- _Problem requirements_: Set every record down verbatim and omit the pictures.

- _Given records_:

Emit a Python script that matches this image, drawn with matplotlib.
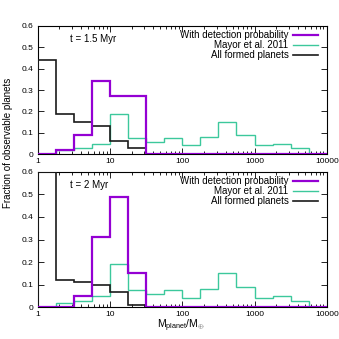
import matplotlib
matplotlib.use('Agg')
import matplotlib.pyplot as plt
from matplotlib.ticker import LogLocator, NullFormatter, FixedLocator

plt.rcParams['font.family'] = ['Liberation Sans', 'DejaVu Sans']
plt.rcParams['mathtext.fontset'] = 'custom'
plt.rcParams['mathtext.rm'] = 'Liberation Sans'

# bin edges in planet mass (Earth masses), 0.25 dex wide
mass_edges = [1, 1.778, 3.162, 5.623, 10, 17.78, 31.62, 56.23, 100,
              177.8, 316.2, 562.3, 1000, 1778, 3162, 5623, 10000]

# Mayor et al. 2011 observed distribution (same in both panels)
mayor = [0, 0.02, 0.03, 0.05, 0.19, 0.077, 0.059, 0.075, 0.042,
         0.08, 0.15, 0.089, 0.042, 0.048, 0.028, 0]

# t = 1.5 Myr
detect_15 = [0, 0.02, 0.088, 0.34, 0.27, 0.27, 0, 0, 0, 0, 0, 0, 0, 0, 0, 0]
formed_15 = [0.44, 0.19, 0.15, 0.13, 0.06, 0.03, 0, 0, 0, 0, 0, 0, 0, 0, 0, 0]

# t = 2 Myr
detect_2 = [0, 0, 0.05, 0.31, 0.49, 0.15, 0, 0, 0, 0, 0, 0, 0, 0, 0, 0]
formed_2 = [0.6, 0.12, 0.11, 0.10, 0.069, 0.009, 0, 0, 0, 0, 0, 0, 0, 0, 0, 0]

panels = [('t = 1.5 Myr', detect_15, formed_15),
          ('t = 2 Myr', detect_2, formed_2)]

purple = '#9400d3'
teal = '#3cc89c'
dark = '#1a1a1a'

fig = plt.figure(figsize=(3.39, 3.39), dpi=100)
ax_top = fig.add_axes([0.111, 0.545, 0.853, 0.379])
ax_bot = fig.add_axes([0.111, 0.0935, 0.853, 0.400])

for ax, (label, detect, formed) in zip([ax_top, ax_bot], panels):
    ax.stairs(detect, mass_edges, color=purple, lw=1.6, zorder=4,
              label='With detection probability')
    ax.stairs(mayor, mass_edges, color=teal, lw=1.0, zorder=2,
              label='Mayor et al. 2011')
    ax.stairs(formed, mass_edges, color=dark, lw=1.2, zorder=3,
              label='All formed planets')

    ax.set_xscale('log')
    ax.set_xlim(1, 10000)
    ax.set_ylim(0, 0.6)
    ax.xaxis.set_major_locator(FixedLocator([1, 10, 100, 1000, 10000]))
    ax.set_xticklabels(['1', '10', '100', '1000', '10000'])
    ax.xaxis.set_minor_locator(LogLocator(base=10, subs=range(2, 10)))
    ax.xaxis.set_minor_formatter(NullFormatter())
    ax.set_yticks([0, 0.1, 0.2, 0.3, 0.4, 0.5, 0.6])
    ax.set_yticklabels(['0', '0.1', '0.2', '0.3', '0.4', '0.5', '0.6'])
    ax.tick_params(which='both', direction='in', top=True, right=True,
                   labelsize=6, pad=3, width=0.6)
    ax.tick_params(which='major', length=4)
    ax.tick_params(which='minor', length=2)
    for s in ax.spines.values():
        s.set_linewidth(0.8)

    ax.text(0.112, 0.90, label, transform=ax.transAxes, fontsize=7,
            va='center', ha='left')
    ax.legend(loc='upper right', bbox_to_anchor=(0.968, 0.965),
              frameon=False, markerfirst=False,
              fontsize=7, handlelength=2.5, labelspacing=0.0,
              borderaxespad=0.0, borderpad=0.0, handletextpad=0.5)

fig.text(0.024, 0.58, 'Fraction of observable planets', rotation=90,
         ha='center', va='center', fontsize=7)
fig.text(0.535, 0.038, r'M$_{\rm planet}$/M$_{\oplus}$', ha='center',
         va='center', fontsize=7.5)

fig.savefig('out.png', dpi=100)
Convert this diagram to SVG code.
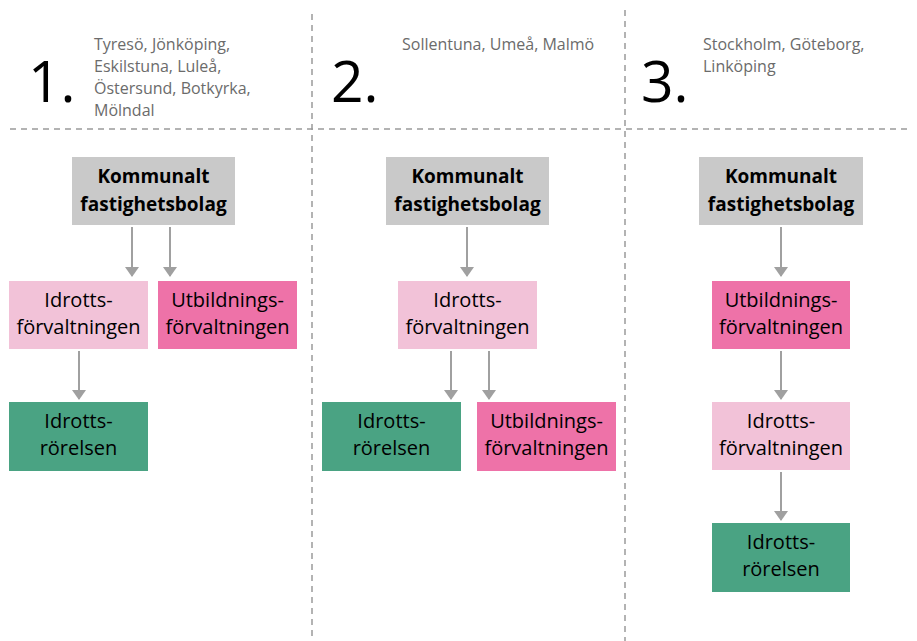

- _Correct result_:
Emit a Python script that matches this image, drawn with matplotlib.
import matplotlib
matplotlib.use('Agg')
import matplotlib.pyplot as plt
from matplotlib.ticker import LogLocator, NullFormatter, FixedLocator

plt.rcParams['font.family'] = ['Liberation Sans', 'DejaVu Sans']
plt.rcParams['mathtext.fontset'] = 'custom'
plt.rcParams['mathtext.rm'] = 'Liberation Sans'

# bin edges in planet mass (Earth masses), 0.25 dex wide
mass_edges = [1, 1.778, 3.162, 5.623, 10, 17.78, 31.62, 56.23, 100,
              177.8, 316.2, 562.3, 1000, 1778, 3162, 5623, 10000]

# Mayor et al. 2011 observed distribution (same in both panels)
mayor = [0, 0.02, 0.03, 0.05, 0.19, 0.077, 0.059, 0.075, 0.042,
         0.08, 0.15, 0.089, 0.042, 0.048, 0.028, 0]

# t = 1.5 Myr
detect_15 = [0, 0.02, 0.088, 0.34, 0.27, 0.27, 0, 0, 0, 0, 0, 0, 0, 0, 0, 0]
formed_15 = [0.44, 0.19, 0.15, 0.13, 0.06, 0.03, 0, 0, 0, 0, 0, 0, 0, 0, 0, 0]

# t = 2 Myr
detect_2 = [0, 0, 0.05, 0.31, 0.49, 0.15, 0, 0, 0, 0, 0, 0, 0, 0, 0, 0]
formed_2 = [0.6, 0.12, 0.11, 0.10, 0.069, 0.009, 0, 0, 0, 0, 0, 0, 0, 0, 0, 0]

panels = [('t = 1.5 Myr', detect_15, formed_15),
          ('t = 2 Myr', detect_2, formed_2)]

purple = '#9400d3'
teal = '#3cc89c'
dark = '#1a1a1a'

fig = plt.figure(figsize=(3.39, 3.39), dpi=100)
ax_top = fig.add_axes([0.111, 0.545, 0.853, 0.379])
ax_bot = fig.add_axes([0.111, 0.0935, 0.853, 0.400])

for ax, (label, detect, formed) in zip([ax_top, ax_bot], panels):
    ax.stairs(detect, mass_edges, color=purple, lw=1.6, zorder=4,
              label='With detection probability')
    ax.stairs(mayor, mass_edges, color=teal, lw=1.0, zorder=2,
              label='Mayor et al. 2011')
    ax.stairs(formed, mass_edges, color=dark, lw=1.2, zorder=3,
              label='All formed planets')

    ax.set_xscale('log')
    ax.set_xlim(1, 10000)
    ax.set_ylim(0, 0.6)
    ax.xaxis.set_major_locator(FixedLocator([1, 10, 100, 1000, 10000]))
    ax.set_xticklabels(['1', '10', '100', '1000', '10000'])
    ax.xaxis.set_minor_locator(LogLocator(base=10, subs=range(2, 10)))
    ax.xaxis.set_minor_formatter(NullFormatter())
    ax.set_yticks([0, 0.1, 0.2, 0.3, 0.4, 0.5, 0.6])
    ax.set_yticklabels(['0', '0.1', '0.2', '0.3', '0.4', '0.5', '0.6'])
    ax.tick_params(which='both', direction='in', top=True, right=True,
                   labelsize=6, pad=3, width=0.6)
    ax.tick_params(which='major', length=4)
    ax.tick_params(which='minor', length=2)
    for s in ax.spines.values():
        s.set_linewidth(0.8)

    ax.text(0.112, 0.90, label, transform=ax.transAxes, fontsize=7,
            va='center', ha='left')
    ax.legend(loc='upper right', bbox_to_anchor=(0.968, 0.965),
              frameon=False, markerfirst=False,
              fontsize=7, handlelength=2.5, labelspacing=0.0,
              borderaxespad=0.0, borderpad=0.0, handletextpad=0.5)

fig.text(0.024, 0.58, 'Fraction of observable planets', rotation=90,
         ha='center', va='center', fontsize=7)
fig.text(0.535, 0.038, r'M$_{\rm planet}$/M$_{\oplus}$', ha='center',
         va='center', fontsize=7.5)

fig.savefig('out.png', dpi=100)
Convert this diagram to SVG code.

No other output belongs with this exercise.